本論文成功製作以及研究可全光調控之全方向性染料摻雜膽固醇液晶填入光子晶體光纖與共軸毛細管微雷射器。製作上，將雷射與偶氮染料摻雜膽固醇液晶材料選擇性地填充入光子晶體光纖之纖心與外殼或共軸毛細管之內管管心與內外管間細縫。在光子晶體光纖之纖心內或在共軸毛細管內管管心的雷射染料摻雜膽固醇液晶會自組裝為徑向對稱分布之平面結構，其可視為具光學活性之布拉格洋蔥狀共振腔。而在光子晶體光纖之外殼內或在共軸毛細管內外管間縫隙的偶氮染料摻雜膽固醇液晶會自組裝為焦錐狀結構，其可視為具可全光且可全方向控制之光學開關。
來自於雷射染料摻雜膽固醇液晶填充區的雷射可藉由偶氮染料摻雜膽固醇液晶填充區之全光控制造成全方向或部份方向輸出或完全不輸出。此全光控制機制乃藉由偶氮染料受紫外光與藍光分別照射後產生反-順與順-反異構化，進一步造成偶氮染料摻雜膽固醇液晶填充區在散射的焦錐態與穿透的各方同性態之間做等溫相變轉換。本論文所提出的全光調控光纖與毛細管雷射在生物影像、光療法、穿戴式裝置、透明顯示器等各方面皆極具應用潛力。
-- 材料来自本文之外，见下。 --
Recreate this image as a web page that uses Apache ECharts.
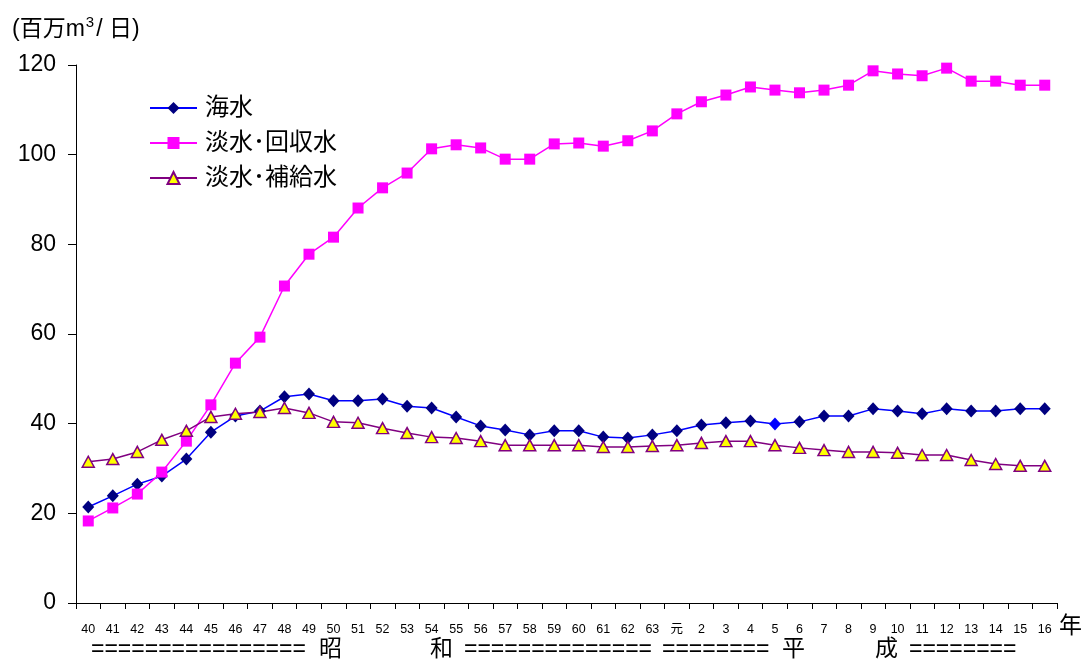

This thesis successfully develops and investigates all-optically and omni-directionally controllable dye-doped cholesteric liquid crystal (DDCLC) infiltrating photonic crystal fiber (PCF) and coaxial capillary (CC) lasers. In the process of fabrication, the laser dye-doped CLC (LDDCLC) and azo-dye-doped CLC (ADDCLC) selectively infiltrate into the core and cladding of the PCF sample, that is, the internal capillary and the gap between the internal and external capillaries of the CC sample, respectively. The LDDCLC in the core of the PCF or the internal capillary of the CC self-organizes as a radially symmetric planar structure, consequently enabling the LDDCLC to function as an optically active Bragg-onion cavity. By contrast, the ADDCLC in the cladding of the PCF or the gap of the CC self-organizes as a focal conic structure. As a result, the ADDCLC functions as an all-optically and omni-directionally controllable light shutter.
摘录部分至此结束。